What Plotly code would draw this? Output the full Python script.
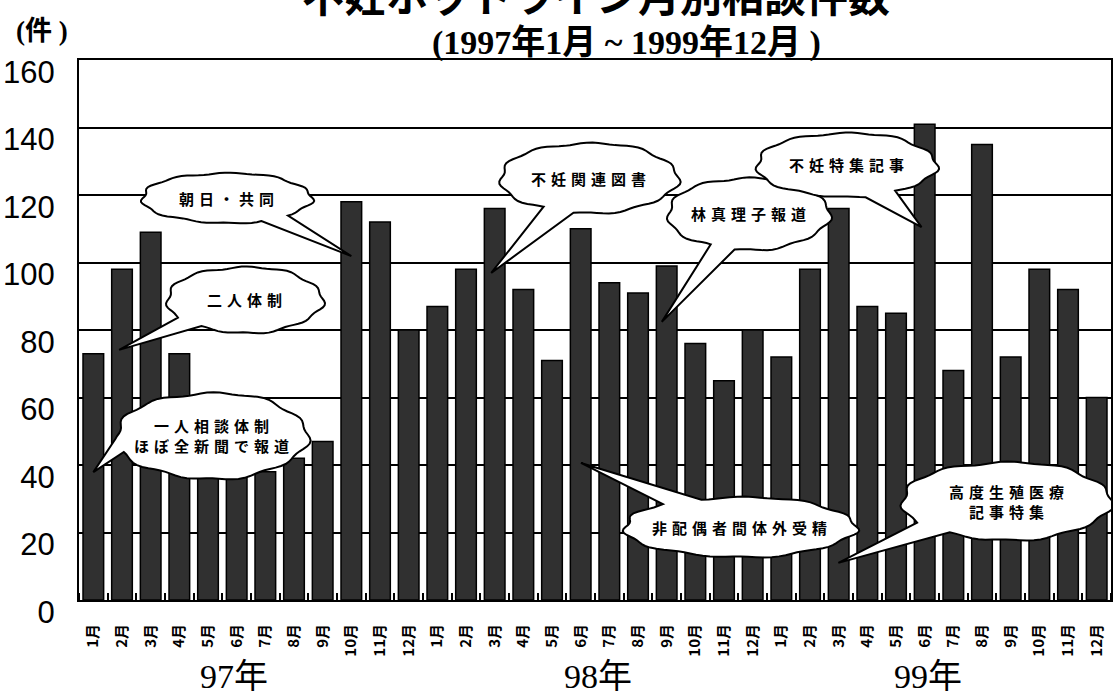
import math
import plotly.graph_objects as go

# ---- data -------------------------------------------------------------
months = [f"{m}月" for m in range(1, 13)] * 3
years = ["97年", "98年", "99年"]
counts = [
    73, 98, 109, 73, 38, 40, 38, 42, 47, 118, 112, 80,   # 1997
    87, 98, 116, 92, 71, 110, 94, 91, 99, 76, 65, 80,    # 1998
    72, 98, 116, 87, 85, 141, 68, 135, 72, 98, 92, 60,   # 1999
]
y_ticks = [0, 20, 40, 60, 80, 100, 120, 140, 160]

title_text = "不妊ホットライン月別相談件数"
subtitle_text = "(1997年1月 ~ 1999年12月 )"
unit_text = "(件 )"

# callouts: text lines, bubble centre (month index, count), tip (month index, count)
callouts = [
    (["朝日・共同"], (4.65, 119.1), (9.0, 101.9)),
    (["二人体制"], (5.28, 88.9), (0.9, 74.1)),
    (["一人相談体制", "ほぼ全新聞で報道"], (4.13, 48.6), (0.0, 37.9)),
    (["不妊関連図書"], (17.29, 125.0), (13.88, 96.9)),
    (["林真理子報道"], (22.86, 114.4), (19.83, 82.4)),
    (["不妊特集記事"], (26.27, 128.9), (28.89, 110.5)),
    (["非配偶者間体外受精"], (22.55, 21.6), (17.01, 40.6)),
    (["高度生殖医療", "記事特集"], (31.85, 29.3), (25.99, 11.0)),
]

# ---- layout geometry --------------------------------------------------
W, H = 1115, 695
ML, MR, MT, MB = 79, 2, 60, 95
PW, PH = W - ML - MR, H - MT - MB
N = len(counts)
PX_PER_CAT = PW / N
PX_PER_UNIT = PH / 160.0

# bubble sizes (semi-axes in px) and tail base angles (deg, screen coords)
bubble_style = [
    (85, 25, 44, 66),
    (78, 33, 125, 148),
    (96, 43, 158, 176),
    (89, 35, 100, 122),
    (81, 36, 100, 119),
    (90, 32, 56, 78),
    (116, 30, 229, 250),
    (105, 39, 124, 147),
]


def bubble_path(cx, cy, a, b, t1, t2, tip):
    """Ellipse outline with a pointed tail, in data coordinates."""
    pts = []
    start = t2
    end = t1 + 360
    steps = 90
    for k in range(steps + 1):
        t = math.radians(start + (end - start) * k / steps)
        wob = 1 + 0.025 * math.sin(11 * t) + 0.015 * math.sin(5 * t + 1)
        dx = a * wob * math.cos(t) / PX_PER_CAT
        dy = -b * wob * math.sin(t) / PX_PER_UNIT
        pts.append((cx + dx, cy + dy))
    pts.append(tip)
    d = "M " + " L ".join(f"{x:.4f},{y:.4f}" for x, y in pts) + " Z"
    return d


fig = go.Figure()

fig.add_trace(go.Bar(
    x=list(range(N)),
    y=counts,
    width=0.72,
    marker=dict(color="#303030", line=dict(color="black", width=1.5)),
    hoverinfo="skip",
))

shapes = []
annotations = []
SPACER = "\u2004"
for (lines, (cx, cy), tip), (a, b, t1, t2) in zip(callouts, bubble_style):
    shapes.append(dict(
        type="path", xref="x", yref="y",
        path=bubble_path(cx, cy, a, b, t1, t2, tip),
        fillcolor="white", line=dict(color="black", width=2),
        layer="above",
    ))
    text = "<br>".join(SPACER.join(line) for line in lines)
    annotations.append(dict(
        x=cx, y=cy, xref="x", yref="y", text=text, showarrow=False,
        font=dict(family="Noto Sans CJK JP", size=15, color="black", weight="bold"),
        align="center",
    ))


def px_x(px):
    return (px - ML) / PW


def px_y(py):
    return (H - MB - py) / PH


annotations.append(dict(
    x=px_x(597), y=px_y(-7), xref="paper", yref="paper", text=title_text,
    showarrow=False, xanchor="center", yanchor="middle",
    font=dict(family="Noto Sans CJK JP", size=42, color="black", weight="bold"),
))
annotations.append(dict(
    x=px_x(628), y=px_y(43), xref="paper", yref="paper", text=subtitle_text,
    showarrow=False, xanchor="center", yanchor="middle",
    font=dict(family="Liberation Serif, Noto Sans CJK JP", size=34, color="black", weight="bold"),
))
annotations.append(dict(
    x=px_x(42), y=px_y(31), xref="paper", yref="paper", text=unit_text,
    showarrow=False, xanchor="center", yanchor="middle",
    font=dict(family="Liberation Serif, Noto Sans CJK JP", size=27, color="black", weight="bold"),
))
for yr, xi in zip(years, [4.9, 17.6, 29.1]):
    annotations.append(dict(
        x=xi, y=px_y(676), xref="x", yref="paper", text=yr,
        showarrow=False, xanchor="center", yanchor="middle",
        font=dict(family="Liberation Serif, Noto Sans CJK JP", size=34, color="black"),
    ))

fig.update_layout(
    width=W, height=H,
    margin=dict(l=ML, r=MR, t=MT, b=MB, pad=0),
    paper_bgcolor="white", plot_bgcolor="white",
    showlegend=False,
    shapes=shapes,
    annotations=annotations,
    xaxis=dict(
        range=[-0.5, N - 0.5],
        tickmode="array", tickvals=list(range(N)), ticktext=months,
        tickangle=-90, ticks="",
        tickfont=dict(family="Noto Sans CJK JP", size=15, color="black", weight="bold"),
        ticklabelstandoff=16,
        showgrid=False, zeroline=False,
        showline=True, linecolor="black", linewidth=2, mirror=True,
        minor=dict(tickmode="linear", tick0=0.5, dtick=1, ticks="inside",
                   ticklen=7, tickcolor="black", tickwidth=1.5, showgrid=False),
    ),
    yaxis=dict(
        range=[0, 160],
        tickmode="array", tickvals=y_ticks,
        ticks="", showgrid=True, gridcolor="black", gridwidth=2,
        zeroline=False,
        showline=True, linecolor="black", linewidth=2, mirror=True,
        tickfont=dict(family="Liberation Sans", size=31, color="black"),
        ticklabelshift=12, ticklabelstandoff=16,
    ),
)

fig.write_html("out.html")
# # # #
What is expected => Repeat, exactly and in full, each line from the start of the data to the line that contains "PX_PER_UNIT = PH / 160.0". Pictures do not go in.

Task output =>
What Plotly code would draw this? Output the full Python script.
import math
import plotly.graph_objects as go

# ---- data -------------------------------------------------------------
months = [f"{m}月" for m in range(1, 13)] * 3
years = ["97年", "98年", "99年"]
counts = [
    73, 98, 109, 73, 38, 40, 38, 42, 47, 118, 112, 80,   # 1997
    87, 98, 116, 92, 71, 110, 94, 91, 99, 76, 65, 80,    # 1998
    72, 98, 116, 87, 85, 141, 68, 135, 72, 98, 92, 60,   # 1999
]
y_ticks = [0, 20, 40, 60, 80, 100, 120, 140, 160]

title_text = "不妊ホットライン月別相談件数"
subtitle_text = "(1997年1月 ~ 1999年12月 )"
unit_text = "(件 )"

# callouts: text lines, bubble centre (month index, count), tip (month index, count)
callouts = [
    (["朝日・共同"], (4.65, 119.1), (9.0, 101.9)),
    (["二人体制"], (5.28, 88.9), (0.9, 74.1)),
    (["一人相談体制", "ほぼ全新聞で報道"], (4.13, 48.6), (0.0, 37.9)),
    (["不妊関連図書"], (17.29, 125.0), (13.88, 96.9)),
    (["林真理子報道"], (22.86, 114.4), (19.83, 82.4)),
    (["不妊特集記事"], (26.27, 128.9), (28.89, 110.5)),
    (["非配偶者間体外受精"], (22.55, 21.6), (17.01, 40.6)),
    (["高度生殖医療", "記事特集"], (31.85, 29.3), (25.99, 11.0)),
]

# ---- layout geometry --------------------------------------------------
W, H = 1115, 695
ML, MR, MT, MB = 79, 2, 60, 95
PW, PH = W - ML - MR, H - MT - MB
N = len(counts)
PX_PER_CAT = PW / N
PX_PER_UNIT = PH / 160.0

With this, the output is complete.